What you will do.
A single run of lines is to be printed exactly: starting at the line with "Write the React, TypeScript" and ending at the line with "const data = dates.map((d, i)", both included. Leave the pictures out.

Record list.
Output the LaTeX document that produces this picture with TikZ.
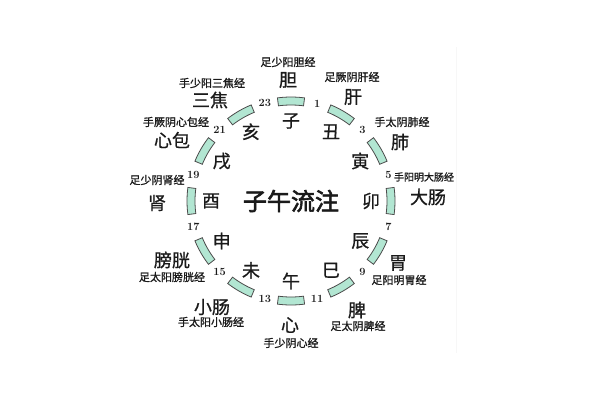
\documentclass[tikz,border=0pt]{standalone}
\usepackage{fontspec}
\newfontfamily\cjk[FakeBold=0.8]{Noto Sans CJK SC}
\newfontfamily\cjksmall[FakeBold=1.2]{Noto Sans CJK SC}
\newfontfamily\cjkbold[FakeBold=2.5]{Noto Sans CJK SC}
\usetikzlibrary{calc}
\definecolor{segfill}{HTML}{B2E6D2}
\definecolor{ink}{HTML}{1A1A1A}

\begin{document}
\begin{tikzpicture}[x=1pt,y=1pt,
    seg/.style={fill=segfill,draw=black!70,line width=0.8pt},
    branch/.style={font=\cjk\fontsize{18}{18}\selectfont,text=ink,inner sep=0pt},
    organ/.style={font=\cjk\fontsize{18}{18}\selectfont,text=ink,inner sep=0pt},
    channel/.style={font=\cjksmall\fontsize{11}{11}\selectfont,text=ink,inner sep=0pt},
    hour/.style={font=\bfseries\fontsize{11}{11}\selectfont,text=ink,inner sep=0pt}]

  \useasboundingbox (-291,-199) rectangle (309,201);
  \fill[white] (-291,-199) rectangle (309,201);

  % faint edge of the scan
  \draw[black!3,line width=0.6pt] (165,154) -- (165,-152);

  \def\ri{96}
  \def\ro{104}
  \def\ha{7.5}

  \coordinate (c) at (0,0);
  \node[font=\cjkbold\fontsize{24}{24}\selectfont,text=ink,inner sep=0pt] (title) at (c) {子午流注};

  % ring of twelve segments
  \foreach \k in {0,...,11} {
    \pgfmathsetmacro{\a}{90-30*\k}
    \draw[seg] ({\a-\ha}:\ri pt) arc[start angle={\a-\ha},end angle={\a+\ha},radius=\ri pt]
      -- ({\a+\ha}:\ro pt) arc[start angle={\a+\ha},end angle={\a-\ha},radius=\ro pt] -- cycle;
  }

  % odd hours in the gaps
  \foreach \n in {1,3,...,23} {
    \pgfmathsetmacro{\a}{90-15*\n}
    \node[hour] (h\n) at (\a:101pt) {\n};
  }

  % earthly branches
  \foreach \t [count=\k from 0] in {子,丑,寅,卯,辰,巳,午,未,申,酉,戌,亥} {
    \pgfmathsetmacro{\a}{90-30*\k}
    \node[branch] (b\k) at (\a:80pt) {\t};
  }

  % organs
  \foreach \x/\y/\t [count=\j] in {%
    -3/121/胆,%
    62/104/肝,%
    109/59/肺,%
    137/4/大肠,%
    107/-62/胃,%
    66/-109/脾,%
    -1/-124/心,%
    -79/-106/小肠,%
    -119/-59/膀胱,%
    -134/-2/肾,%
    -119/61/心包,%
    -81/101/三焦%
  } {
    \node[organ] (o\j) at (\x,\y) {\t};
  }

  % channels
  \foreach \x/\y/\t [count=\j] in {%
    -3/139/足少阳胆经,%
    61/124/足厥阴肝经,%
    111/79/手太阴肺经,%
    108/-79/足阳明胃经,%
    67/-125/足太阴脾经,%
    0/-142/手少阴心经,%
    -80/-121/手太阳小肠经,%
    -119/-76/足太阳膀胱经,%
    -134/21/足少阴肾经,%
    -115/79/手厥阴心包经,%
    -79/118/手少阳三焦经%
  } {
    \node[channel] (m\j) at (\x,\y) {\t};
  }
  \node[channel,font=\cjksmall\fontsize{10}{10}\selectfont] (m12) at (133,24) {手阳明大肠经};

\end{tikzpicture}
\end{document}
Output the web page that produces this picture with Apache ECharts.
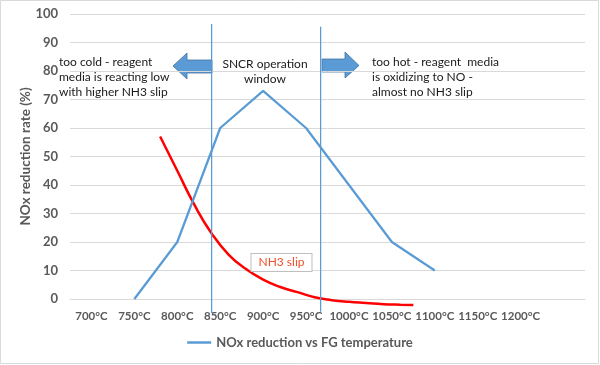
<!DOCTYPE html>
<html>
<head>
<meta charset="utf-8">
<script src="https://cdn.jsdelivr.net/npm/echarts@6/dist/echarts.min.js"></script>
<style>
html,body{margin:0;padding:0;background:#fff;}
#c{width:600px;height:365px;}
</style>
</head>
<body>
<div id="c"></div>
<script>
// ---- data ----
const categories = ['700°C','750°C','800°C','850°C','900°C','950°C','1000°C','1050°C','1100°C','1150°C','1200°C',''];
const noxReduction = [null, 0, 20, 60, 73, 60, 40, 20, 10, null, null, null];
const slipTemps  = [780, 800, 820, 840, 860, 880, 900, 920, 940, 960, 980, 1000, 1020, 1040, 1060, 1075];
const slipValues = [57, 45, 33, 23, 15.5, 10.5, 6.8, 4.2, 2.4, 0.6, -0.4, -1.0, -1.4, -1.8, -2.0, -2.1];
const windowBounds = [840, 967];
const windowTops = [96.5, 95.5];
const windowBottoms = [-5, -4.5];
const yTicks = [0, 100, 10];

const FONT = 'Lato';
const chart = echarts.init(document.getElementById('c'), null, {renderer: 'canvas'});

const slipData = slipTemps.map((t, i) => [t, slipValues[i]]);

const windowSeries = windowBounds.map((t, i) => ({
  name: 'window' + i,
  type: 'line',
  xAxisIndex: 1,
  yAxisIndex: 0,
  data: [[t, windowTops[i]], [t, windowBottoms[i]]],
  symbol: 'none',
  clip: false,
  silent: true,
  lineStyle: {color: '#5b9bd5', width: 1.25},
  z: 4
}));

const option = {
  animation: false,
  textStyle: {fontFamily: FONT},
  grid: {left: 70, right: 15, top: 14, bottom: 66, containLabel: false},
  xAxis: [
    {
      type: 'category',
      data: categories,
      boundaryGap: true,
      axisLine: {lineStyle: {color: '#d9d9d9'}},
      axisTick: {show: false},
      axisLabel: {color: '#595959', fontWeight: 'bold', fontSize: 11.5, margin: 11, fontFamily: FONT, interval: 0}
    },
    {
      type: 'value', min: 675, max: 1275, show: false
    }
  ],
  yAxis: {
    type: 'value',
    min: yTicks[0], max: yTicks[1], interval: yTicks[2],
    name: 'NOx reduction rate (%)',
    nameLocation: 'middle',
    nameGap: 37,
    nameMoveOverlap: false,
    nameTextStyle: {color: '#595959', fontWeight: 'bold', fontSize: 13.5, fontFamily: FONT},
    axisLine: {show: false},
    axisTick: {show: false},
    axisLabel: {color: '#595959', fontWeight: 'bold', fontSize: 13, margin: 12, fontFamily: FONT},
    splitLine: {lineStyle: {color: '#d9d9d9', width: 1}}
  },
  legend: {
    data: [{name: 'NOx reduction vs FG temperature', icon: 'rect'}],
    bottom: 11,
    left: 'center',
    itemWidth: 24,
    itemHeight: 2.5,
    itemGap: 2,
    textStyle: {color: '#595959', fontWeight: 'bold', fontSize: 13, fontFamily: FONT}
  },
  series: [
    {
      name: 'NOx reduction vs FG temperature',
      type: 'line',
      data: noxReduction,
      symbol: 'none',
      lineStyle: {color: '#5b9bd5', width: 2.25},
      itemStyle: {color: '#5b9bd5'},
      z: 3
    },
    {
      name: 'NH3 slip',
      type: 'line',
      xAxisIndex: 1,
      yAxisIndex: 0,
      data: slipData,
      smooth: 0.5,
      symbol: 'none',
      clip: false,
      lineStyle: {color: '#ff0000', width: 2.5},
      z: 2
    }
  ].concat(windowSeries),
  graphic: [
    {type: 'rect', shape: {x: 0.5, y: 0.5, width: 598, height: 363}, style: {fill: 'none', stroke: '#d9d9d9', lineWidth: 1}, silent: true},
    // left arrow
    {type: 'polygon', shape: {points: [[173,66],[187,53],[187,60],[212,60],[212,73],[187,73],[187,79]]},
     style: {fill: '#5b9bd5', stroke: '#41719c', lineWidth: 0.8}},
    // right arrow
    {type: 'polygon', shape: {points: [[322,59],[345,59],[345,52],[359,65.5],[345,78],[345,72],[322,72]]},
     style: {fill: '#5b9bd5', stroke: '#41719c', lineWidth: 0.8}},
    {type: 'text', left: 59, top: 55, style: {text: 'too cold - reagent\nmedia is reacting low\nwith higher NH3 slip', fill: '#1a1a1a', font: '12px ' + FONT, lineHeight: 15}},
    {type: 'text', left: 372, top: 55, style: {text: 'too hot - reagent  media\nis oxidizing to NO -\nalmost no NH3 slip', fill: '#1a1a1a', font: '12px ' + FONT, lineHeight: 15}},
    {type: 'text', x: 265, y: 57, style: {text: 'SNCR operation\nwindow', fill: '#1a1a1a', font: '12px ' + FONT, lineHeight: 15, align: 'center'}},
    {type: 'text', x: 281.5, y: 262.5, z: 10, style: {text: 'NH3 slip', fill: '#f0502a', font: '12px ' + FONT, align: 'center', verticalAlign: 'middle',
      backgroundColor: '#ffffff', borderColor: '#bfbfbf', borderWidth: 1, padding: [3, 7, 2, 7]}}
  ]
};
chart.setOption(option);
</script>
</body>
</html>
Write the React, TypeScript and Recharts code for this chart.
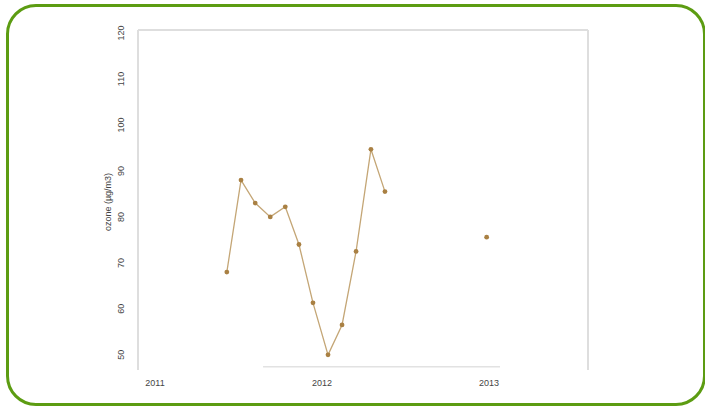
import { Line, LineChart, ReferenceLine, XAxis, YAxis } from "recharts";

// monthly ozone means, decimal years
const dates = [2011.43, 2011.515, 2011.6, 2011.69, 2011.78, 2011.862, 2011.946, 2012.036, 2012.12, 2012.204, 2012.293, 2012.377, 2012.6, 2012.986];
const ozone = [68, 88, 83, 80, 82.2, 74, 61.3, 50, 56.5, 72.5, 94.7, 85.5, null, 75.6];
const yearTicks = [2011, 2012, 2013];
const ozoneTicks = [50, 60, 70, 80, 90, 100, 110, 120];

const data = dates.map((d, i) => ({ date: d, ozone: ozone[i] }));

const X_DOMAIN = [2010.898, 2013.593];
const Y_DOMAIN = [46.7, 120.65];
const FONT = "'Liberation Sans', Arial, sans-serif";
const FRAME = "#dedede";

function RotatedTick({ x, y, payload }: any) {
  return (
    <text
      x={x}
      y={y}
      transform={`rotate(-90, ${x}, ${y})`}
      textAnchor="middle"
      fontSize={9}
      fontFamily={FONT}
      fill="#444"
    >
      {payload.value}
    </text>
  );
}

export default function App() {
  return (
    <div style={{ position: "fixed", left: 0, top: 0, width: 705, height: 406, background: "#fff" }}>
      <div
        style={{
          position: "absolute",
          left: 6,
          top: 4,
          width: 694,
          height: 396,
          border: "3px solid #5c9c12",
          borderRadius: 30,
        }}
      />
      <div style={{ position: "absolute", left: 0, top: 0 }}>
        <LineChart width={705} height={406} data={data} margin={{ top: 30, right: 117, bottom: 6, left: 0 }}>
          <XAxis
            dataKey="date"
            type="number"
            domain={X_DOMAIN}
            ticks={yearTicks}
            tickLine={false}
            axisLine={false}
            height={30}
            tickMargin={4}
            tick={{ fontSize: 9, fontFamily: FONT, fill: "#444" }}
          />
          <YAxis
            domain={Y_DOMAIN}
            ticks={ozoneTicks}
            width={138}
            tickLine={false}
            axisLine={{ stroke: FRAME, strokeWidth: 2 }}
            tick={<RotatedTick />}
            tickMargin={8}
            label={{
              value: "ozone (µg/m3)",
              angle: -90,
              position: "insideLeft",
              offset: 108,
              dy: 2,
              style: { fontSize: 9, fontFamily: FONT, fill: "#444", textAnchor: "middle" },
            }}
          />
          <ReferenceLine y={Y_DOMAIN[1]} stroke={FRAME} strokeWidth={2} ifOverflow="visible" />
          <ReferenceLine x={X_DOMAIN[1]} stroke={FRAME} strokeWidth={2} ifOverflow="visible" />
          <ReferenceLine
            segment={[
              { x: 2011.647, y: 47.4 },
              { x: 2013.066, y: 47.4 },
            ]}
            stroke="#e2e2e2"
            strokeWidth={1.5}
          />
          <Line
            dataKey="ozone"
            stroke="#c4a676"
            strokeWidth={1.3}
            dot={{ r: 2.4, fill: "#a98043", stroke: "none" }}
            connectNulls={false}
            isAnimationActive={false}
          />
        </LineChart>
      </div>
    </div>
  );
}
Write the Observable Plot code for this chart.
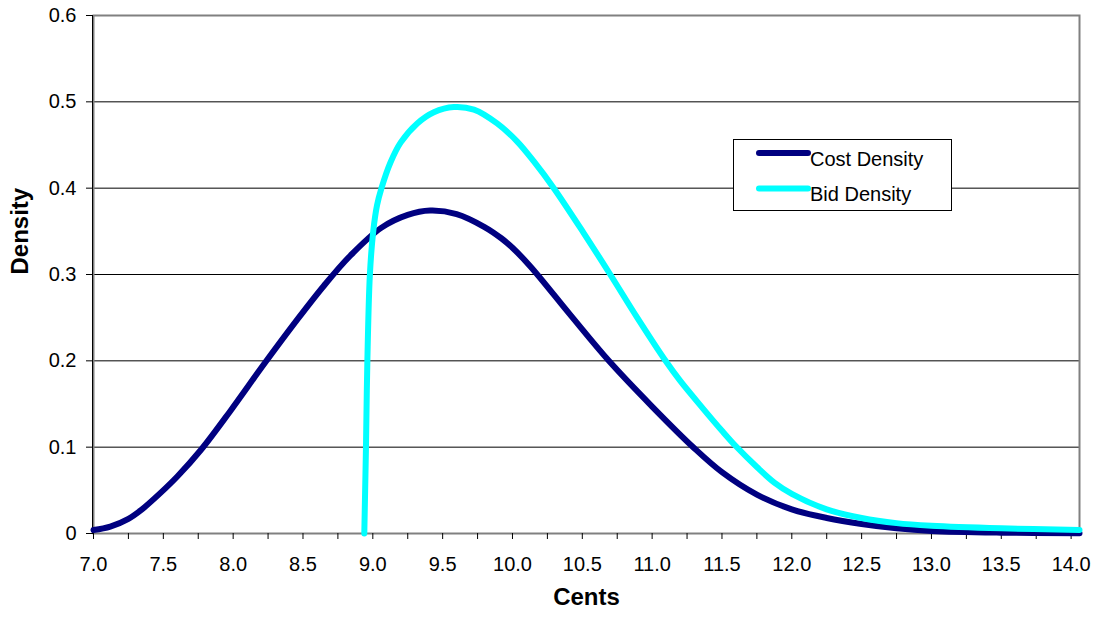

Exercise answer.
Write the React, TypeScript and Recharts code for this chart.
import { Line, LineChart, ReferenceLine, XAxis, YAxis } from "recharts";

// monthly ozone means, decimal years
const dates = [2011.43, 2011.515, 2011.6, 2011.69, 2011.78, 2011.862, 2011.946, 2012.036, 2012.12, 2012.204, 2012.293, 2012.377, 2012.6, 2012.986];
const ozone = [68, 88, 83, 80, 82.2, 74, 61.3, 50, 56.5, 72.5, 94.7, 85.5, null, 75.6];
const yearTicks = [2011, 2012, 2013];
const ozoneTicks = [50, 60, 70, 80, 90, 100, 110, 120];

const data = dates.map((d, i) => ({ date: d, ozone: ozone[i] }));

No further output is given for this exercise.